Rechtspraak
Uitspraakdatum
05-08-2024
ECLI
ECLI:NL:TADRSHE:2024:112
Zaaknummer
24-135/DB/OB
Inhoudsindicatie
Verzet. De voorzitter heeft bij de beoordeling van de klacht de juiste maatstaf toegepast en voorts rekening gehouden met alle relevante feiten en omstandigheden van het geval. Verzet ongegrond.
Uitspraak
Beslissing van de Raad van Discipline in het ressort ‘s-Hertogenbosch van 5 augustus 2024
in de zaak 24-135/DB/OB
naar aanleiding van het verzet tegen de beslissing van de voorzitter van de raad van discipline van 19 april 2024 op de klacht van:
klager
over:
verweerder
1. VERLOOP VAN DE PROCEDURE
1.1 Op 16 juli 2023 heeft klager tegen verweerder een klacht ingediend bij de deken van de Orde van Advocaten in het arrondissement Oost-Brabant (hierna: “de deken”).
1.2 Op 22 februari 2024 heeft de raad het dossier met kenmerk 48|23|089K van de deken ontvangen.
1.3 Bij beslissing van 19 april 2024 heeft de voorzitter van de raad de klacht kennelijk ongegrond verklaard.
1.4 Op 29 april 2024 heeft klager verzet ingesteld tegen de beslissing van de voorzitter.
1.5 Partijen zijn opgeroepen voor de mondelinge behandeling van het verzet tijdens de zitting van de raad op 24 juni 2024. Verschenen zijn klager en verweerder.
1.6 De raad heeft kennisgenomen van de beslissing van de voorzitter waartegen het verzet is gericht, van de stukken waarop de beslissing van de voorzitter is gebaseerd, van het verzetschrift en van de nagekomen e-mail met bijlagen van klager van 14 mei 2024.
2. FEITEN en KLACHT
2.1 Voor een weergave van de vaststaande feiten en de omschrijving van de klacht verwijst de raad naar de beslissing van de voorzitter.
3. VERZET
3.1 De gronden van het verzet houden, zakelijk weergegeven, het volgende in:
De voorzitter heeft nagelaten aan waarheidsvinding te doen.
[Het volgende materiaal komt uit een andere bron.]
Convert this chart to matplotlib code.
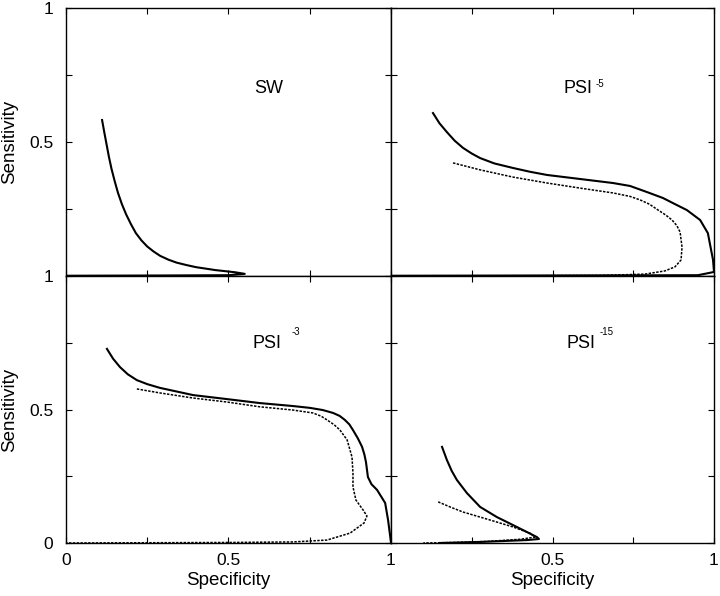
"""Four-panel sensitivity / specificity curves (SW, PSI^-5, PSI^-3, PSI^-15)."""

import matplotlib

matplotlib.use("Agg")
import matplotlib.pyplot as plt  # noqa: E402

plt.rcParams["font.family"] = ["Liberation Sans", "DejaVu Sans"]

# --- data ------------------------------------------------------------------
# SW (top left), solid only
sw_spec = [0.111, 0.118, 0.125, 0.132, 0.140, 0.150, 0.160, 0.172, 0.185, 0.200,
           0.215, 0.232, 0.250, 0.270, 0.290, 0.315, 0.340, 0.370, 0.400, 0.460,
           0.520, 0.550, 0.500, 0.300, 0.0]
sw_sens = [0.582, 0.535, 0.490, 0.445, 0.400, 0.353, 0.310, 0.268, 0.230, 0.193,
           0.160, 0.133, 0.110, 0.091, 0.075, 0.061, 0.050, 0.041, 0.033, 0.022,
           0.014, 0.008, 0.003, 0.002, 0.001]

# PSI^-5 (top right)
p5_solid_spec = [0.130, 0.150, 0.173, 0.197, 0.223, 0.250, 0.276, 0.320, 0.378, 0.430,
                 0.483, 0.585, 0.687, 0.740, 0.793, 0.842, 0.873, 0.916, 0.957, 0.981,
                 0.997, 1.0, 0.95, 0.5, 0.0]
p5_solid_sens = [0.608, 0.570, 0.537, 0.505, 0.478, 0.457, 0.440, 0.420, 0.403, 0.389,
                 0.377, 0.362, 0.347, 0.336, 0.313, 0.291, 0.272, 0.246, 0.209, 0.160,
                 0.060, 0.015, 0.003, 0.002, 0.001]
p5_dot_spec = [0.192, 0.276, 0.378, 0.483, 0.585, 0.687, 0.740, 0.771, 0.800, 0.827,
               0.850, 0.870, 0.885, 0.895, 0.901, 0.898, 0.879, 0.848, 0.786, 0.647,
               0.40, 0.0]
p5_dot_sens = [0.422, 0.396, 0.369, 0.347, 0.328, 0.310, 0.297, 0.284, 0.268, 0.246,
               0.228, 0.209, 0.188, 0.164, 0.108, 0.060, 0.034, 0.019, 0.007, 0.002,
               0.001, 0.0]

# PSI^-3 (bottom left)
p3_solid_spec = [0.126, 0.145, 0.166, 0.190, 0.218, 0.250, 0.289, 0.391, 0.495, 0.597,
                 0.698, 0.751, 0.790, 0.822, 0.842, 0.858, 0.872, 0.883, 0.898, 0.911,
                 0.918, 0.923, 0.929, 0.940, 0.957, 0.982, 0.991, 0.997, 1.0]
p3_solid_sens = [0.727, 0.690, 0.659, 0.632, 0.610, 0.595, 0.581, 0.554, 0.539, 0.524,
                 0.513, 0.506, 0.498, 0.487, 0.476, 0.461, 0.444, 0.423, 0.392, 0.360,
                 0.332, 0.303, 0.247, 0.220, 0.199, 0.150, 0.086, 0.030, 0.0]
p3_dot_spec = [0.218, 0.289, 0.391, 0.495, 0.597, 0.698, 0.760, 0.785, 0.803, 0.825,
               0.843, 0.865, 0.880, 0.883, 0.883, 0.892, 0.914, 0.926, 0.917, 0.874,
               0.803, 0.698, 0.505, 0.0]
p3_dot_sens = [0.577, 0.562, 0.543, 0.528, 0.510, 0.498, 0.487, 0.475, 0.461, 0.443,
               0.423, 0.386, 0.322, 0.262, 0.210, 0.161, 0.124, 0.101, 0.075, 0.037,
               0.011, 0.004, 0.002, 0.0]

# PSI^-15 (bottom right)
p15_solid_spec = [0.158, 0.173, 0.188, 0.204, 0.235, 0.276, 0.328, 0.378, 0.421, 0.452,
                  0.458, 0.421, 0.276, 0.152]
p15_solid_sens = [0.360, 0.311, 0.270, 0.236, 0.187, 0.135, 0.097, 0.067, 0.041, 0.022,
                  0.015, 0.011, 0.004, 0.0]
p15_dot_spec = [0.146, 0.185, 0.223, 0.307, 0.378, 0.430, 0.446, 0.400, 0.300, 0.200,
                0.100]
p15_dot_sens = [0.154, 0.134, 0.116, 0.086, 0.060, 0.037, 0.022, 0.014, 0.006, 0.002,
                0.0]

panels = [
    # (name, superscript, text xy, superscript xy, solid, dotted)
    ("SW", "", (0.625, 0.698), None, (sw_spec, sw_sens), None),
    ("PSI", "-5", (0.578, 0.698), (0.648, 0.716),
     (p5_solid_spec, p5_solid_sens), (p5_dot_spec, p5_dot_sens)),
    ("PSI", "-3", (0.618, 0.749), (0.708, 0.790),
     (p3_solid_spec, p3_solid_sens), (p3_dot_spec, p3_dot_sens)),
    ("PSI", "-15", (0.588, 0.749), (0.666, 0.790),
     (p15_solid_spec, p15_solid_sens), (p15_dot_spec, p15_dot_sens)),
]

TICKS = [0, 0.25, 0.5, 0.75, 1]

fig = plt.figure(figsize=(7.2, 5.96), dpi=100)
left, mid, right = 66 / 720, 391 / 720, 714 / 720
bottom, vmid, top = 1 - 543 / 596, 1 - 276 / 596, 1 - 8 / 596
rects = [
    (left, vmid, mid - left, top - vmid),
    (mid, vmid, right - mid, top - vmid),
    (left, bottom, mid - left, vmid - bottom),
    (mid, bottom, right - mid, vmid - bottom),
]

for i, (rect, (name, sup, txy, sxy, solid, dotted)) in enumerate(zip(rects, panels)):
    ax = fig.add_axes(rect)
    ax.plot(*solid, color="black", lw=1.5, solid_joinstyle="round")
    if dotted is not None:
        ax.plot(*dotted, color="black", lw=1.1, linestyle=(0, (1.6, 0.9)))
    ax.set_xlim(0, 1)
    ax.set_ylim(0, 1)
    for s in ax.spines.values():
        s.set_linewidth(1.0)
    ax.tick_params(direction="in", top=True, right=True, length=4, width=0.8,
                   labelsize=12.5)
    ax.tick_params(axis="y", pad=9)
    ax.tick_params(axis="x", pad=7)

    row, col = divmod(i, 2)
    if col == 0:
        ylabels = ["0", "", "0.5", "", "1"] if row == 1 else ["", "", "0.5", "", "1"]
        ax.set_yticks(TICKS, labels=ylabels)
        ax.set_ylabel("Sensitivity", fontsize=13.5, labelpad=8)
    else:
        ax.set_yticks(TICKS, labels=[""] * 5)
    if row == 1:
        xlabels = ["0", "", "0.5", "", "1"] if col == 0 else ["", "", "0.5", "", "1"]
        ax.set_xticks(TICKS, labels=xlabels)
        ax.set_xlabel("Specificity", fontsize=13.5, labelpad=3)
    else:
        ax.set_xticks(TICKS, labels=[""] * 5)

    ax.text(*txy, name, fontsize=13, ha="center", va="center")
    if sxy is not None:
        ax.text(*sxy, sup, fontsize=7, ha="center", va="center")

fig.savefig("out.png", dpi=100)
Zowel verweerder als zijn cliënt wisten heel goed dat er geen sprake was van verjaring. Verweerder heeft in strijd met gedragsregel 8 gehandeld. De voorzitter heeft ten onrechte overwogen dat het aan de civiele rechter, en niet aan de tuchtrechter, is om te oordelen over de geschilpunten die partijen verdeeld houden.
4. BEOORDELING
4.1 Voordat de raad de klacht inhoudelijk kan beoordelen moet sprake zijn van een gegrond verzet. Een verzet is alleen gegrond als in redelijkheid moet worden betwijfeld of de beslissing van de voorzitter juist is. Twijfel kan bijvoorbeeld bestaan als de voorzitter een verkeerde maatstaf (toetsingsnorm) heeft toegepast of de beslissing heeft gebaseerd op onjuiste of onvolledige feiten.
4.2 De raad is op grond van het verzetschrift van oordeel dat de verzetgronden van klager niet slagen. De voorzitter heeft bij de beoordeling van de klacht de juiste maatstaf toegepast en voorts rekening gehouden met alle relevante feiten en omstandigheden van het geval.
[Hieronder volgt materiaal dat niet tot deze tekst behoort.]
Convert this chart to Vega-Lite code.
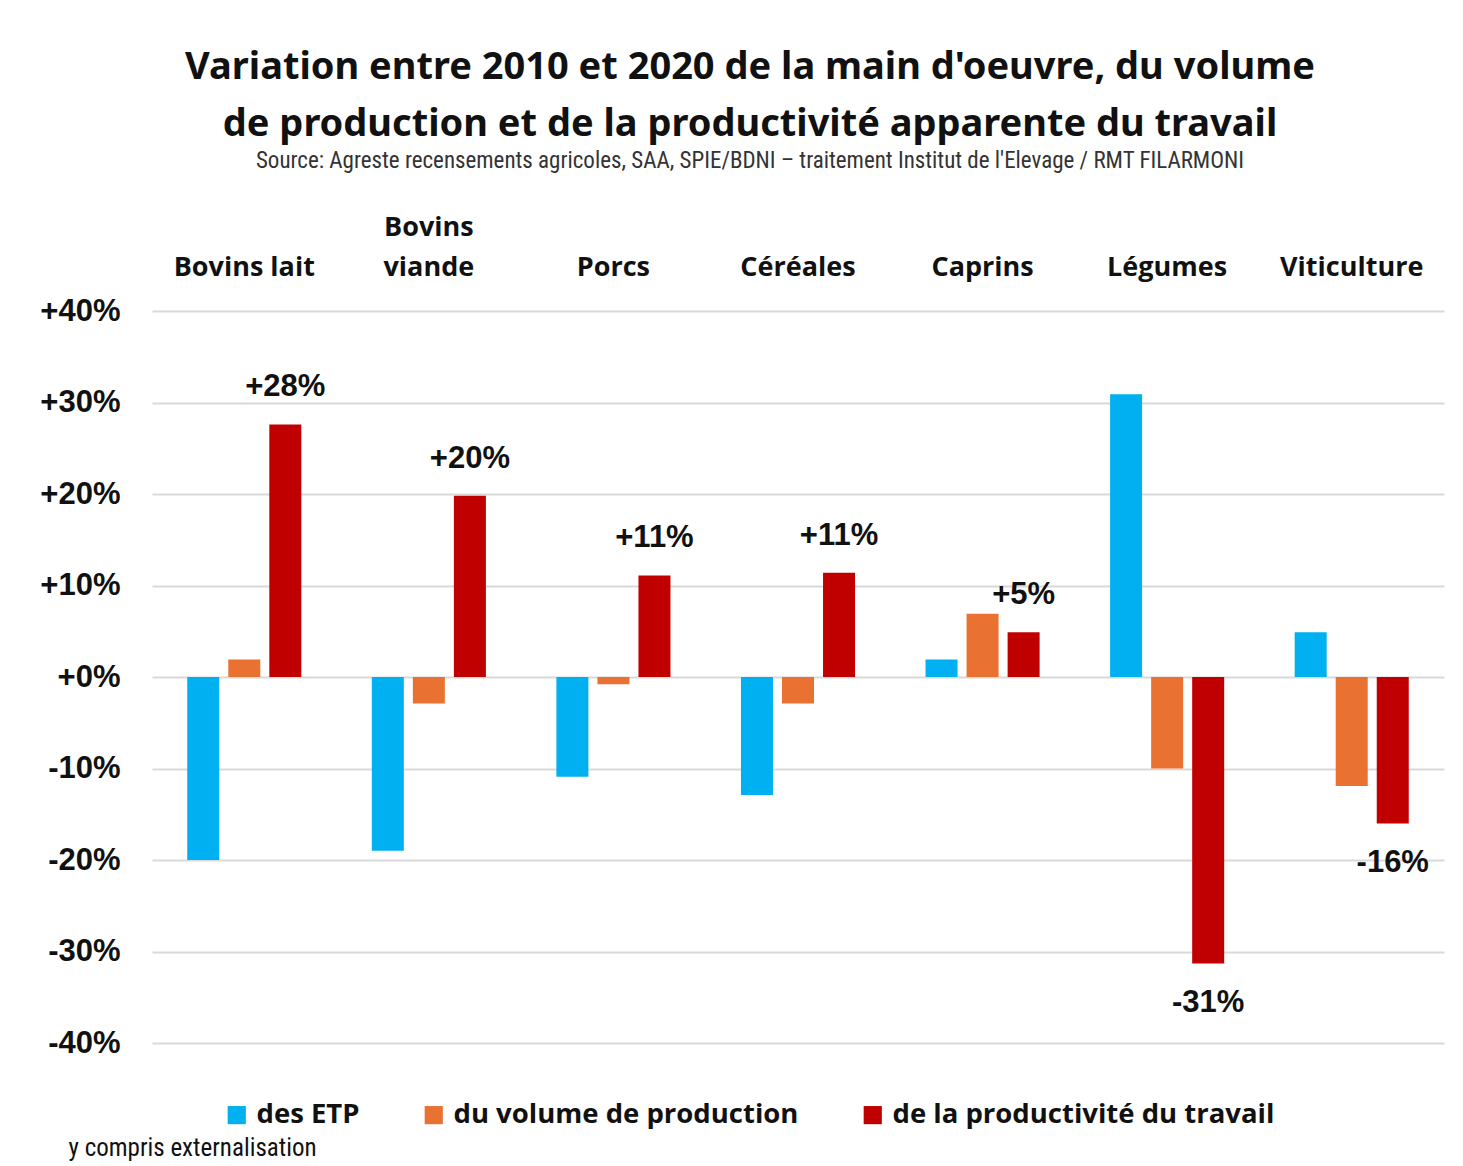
{
  "$schema": "https://vega.github.io/schema/vega-lite/v6.json",
  "width": 1292,
  "height": 732,
  "autosize": {"type": "none"},
  "padding": {"left": 152, "top": 311, "right": 19, "bottom": 123},
  "background": "white",
  "config": {"view": {"stroke": null}},
  "title": {
    "text": ["Variation entre 2010 et 2020 de la main d'oeuvre, du volume", "de production et de la productivité apparente du travail"],
    "subtitle": "Source: Agreste recensements agricoles, SAA, SPIE/BDNI – traitement Institut de l'Elevage / RMT FILARMONI",
    "anchor": "middle",
    "dx": -48,
    "offset": 40,
    "font": "Noto Sans",
    "fontSize": 38,
    "fontWeight": "bold",
    "lineHeight": 57,
    "color": "#111111",
    "subtitleFont": "Liberation Sans Narrow, Roboto Condensed, DejaVu Sans Condensed, Liberation Sans",
    "subtitleFontSize": 23,
    "subtitleColor": "#333333",
    "subtitlePadding": 6
  },
  "data": {
    "values": [
      {"cat": "Bovins lait", "serie": "des ETP", "v": -20},
      {"cat": "Bovins lait", "serie": "du volume de production", "v": 1.9},
      {"cat": "Bovins lait", "serie": "de la productivité du travail", "v": 27.6},
      {"cat": "Bovins viande", "serie": "des ETP", "v": -19},
      {"cat": "Bovins viande", "serie": "du volume de production", "v": -2.9},
      {"cat": "Bovins viande", "serie": "de la productivité du travail", "v": 19.8},
      {"cat": "Porcs", "serie": "des ETP", "v": -10.9},
      {"cat": "Porcs", "serie": "du volume de production", "v": -0.8},
      {"cat": "Porcs", "serie": "de la productivité du travail", "v": 11.1},
      {"cat": "Céréales", "serie": "des ETP", "v": -12.9},
      {"cat": "Céréales", "serie": "du volume de production", "v": -2.9},
      {"cat": "Céréales", "serie": "de la productivité du travail", "v": 11.4},
      {"cat": "Caprins", "serie": "des ETP", "v": 1.9},
      {"cat": "Caprins", "serie": "du volume de production", "v": 6.9},
      {"cat": "Caprins", "serie": "de la productivité du travail", "v": 4.9},
      {"cat": "Légumes", "serie": "des ETP", "v": 30.9},
      {"cat": "Légumes", "serie": "du volume de production", "v": -10},
      {"cat": "Légumes", "serie": "de la productivité du travail", "v": -31.3},
      {"cat": "Viticulture", "serie": "des ETP", "v": 4.9},
      {"cat": "Viticulture", "serie": "du volume de production", "v": -11.9},
      {"cat": "Viticulture", "serie": "de la productivité du travail", "v": -16}
    ]
  },
  "transform": [
    {"calculate": "(datum.v >= 0 ? '+' : '-') + format(abs(datum.v), '.0f') + '%'", "as": "lab"}
  ],
  "encoding": {
    "x": {
      "field": "cat",
      "type": "nominal",
      "sort": ["Bovins lait", "Bovins viande", "Porcs", "Céréales", "Caprins", "Légumes", "Viticulture"],
      "scale": {"paddingInner": 0.333, "paddingOuter": 0.1665},
      "axis": {
        "orient": "top",
        "title": null,
        "labelAngle": 0,
        "domain": false,
        "ticks": false,
        "labelPadding": 70,
        "labelFont": "Open Sans",
        "labelFontWeight": "bold",
        "labelFontSize": 27,
        "labelColor": "#111111",
        "labelLineHeight": 40,
        "labelLimit": 400,
        "labelExpr": "datum.value == 'Bovins viande' ? ['Bovins', 'viande'] : ['', datum.value]"
      }
    },
    "xOffset": {
      "field": "serie",
      "type": "nominal",
      "sort": ["des ETP", "du volume de production", "de la productivité du travail"],
      "scale": {"paddingInner": 0.22, "paddingOuter": 0.11}
    },
    "y": {
      "field": "v",
      "type": "quantitative",
      "scale": {"domain": [-40, 40], "nice": false},
      "axis": {
        "values": [-40, -30, -20, -10, 0, 10, 20, 30, 40],
        "labelExpr": "(datum.value >= 0 ? '+' : '-') + format(abs(datum.value), '.0f') + '%'",
        "domain": false,
        "ticks": false,
        "grid": true,
        "gridColor": "#d9d9d9",
        "gridWidth": 2,
        "labelPadding": 32,
        "labelFont": "Liberation Sans",
        "labelFontWeight": "bold",
        "labelFontSize": 31,
        "labelColor": "#111111",
        "title": "y compris externalisation",
        "titleAngle": 0,
        "titleAlign": "left",
        "titleBaseline": "middle",
        "titleX": -84,
        "titleY": 836,
        "titleFont": "Liberation Sans Narrow, Roboto Condensed, DejaVu Sans Condensed, Liberation Sans",
        "titleFontWeight": "normal",
        "titleFontSize": 25,
        "titleColor": "#111111"
      }
    }
  },
  "layer": [
    {
      "mark": {"type": "bar"},
      "encoding": {
        "color": {
          "field": "serie",
          "type": "nominal",
          "sort": ["des ETP", "du volume de production", "de la productivité du travail"],
          "scale": {
            "domain": ["des ETP", "du volume de production", "de la productivité du travail"],
            "range": ["#00B0F0", "#E97132", "#C00000"]
          },
          "legend": {
            "orient": "none",
            "legendX": 71,
            "legendY": 790,
            "direction": "horizontal",
            "title": null,
            "symbolType": "square",
            "symbolSize": 330,
            "symbolStrokeWidth": 0,
            "labelFont": "Open Sans",
            "labelFontWeight": "bold",
            "labelFontSize": 27.5,
            "labelColor": "#111111",
            "labelLimit": 600,
            "labelOffset": 6,
            "columnPadding": 60
          }
        }
      }
    },
    {
      "transform": [{"filter": "datum.serie == 'de la productivité du travail' && datum.v >= 0"}],
      "mark": {"type": "text", "baseline": "middle", "dy": -37, "font": "Liberation Sans", "fontWeight": "bold", "fontSize": 31, "color": "#111111"},
      "encoding": {"text": {"field": "lab"}}
    },
    {
      "transform": [{"filter": "datum.serie == 'de la productivité du travail' && datum.v < 0"}],
      "mark": {"type": "text", "baseline": "middle", "dy": 40, "font": "Liberation Sans", "fontWeight": "bold", "fontSize": 31, "color": "#111111"},
      "encoding": {"text": {"field": "lab"}}
    }
  ]
}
4.3 Omdat het verzet tegen de beslissing van de voorzitter ook verder geen nieuwe gezichtspunten oplevert, is er geen plaats voor verder onderzoek naar de klacht. De raad zal het verzet daarom ongegrond verklaren.
BESLISSING
De raad van discipline:
verklaart het verzet ongegrond.
Aldus beslist door mr. J.M.H. Schoenmakers, voorzitter en mrs. M.M.C. van de Ven en H.M.S. Cremers, leden, bijgestaan door mr. T.H.G. Huber – van de Langenberg als griffier en uitgesproken op 5 augustus 2024.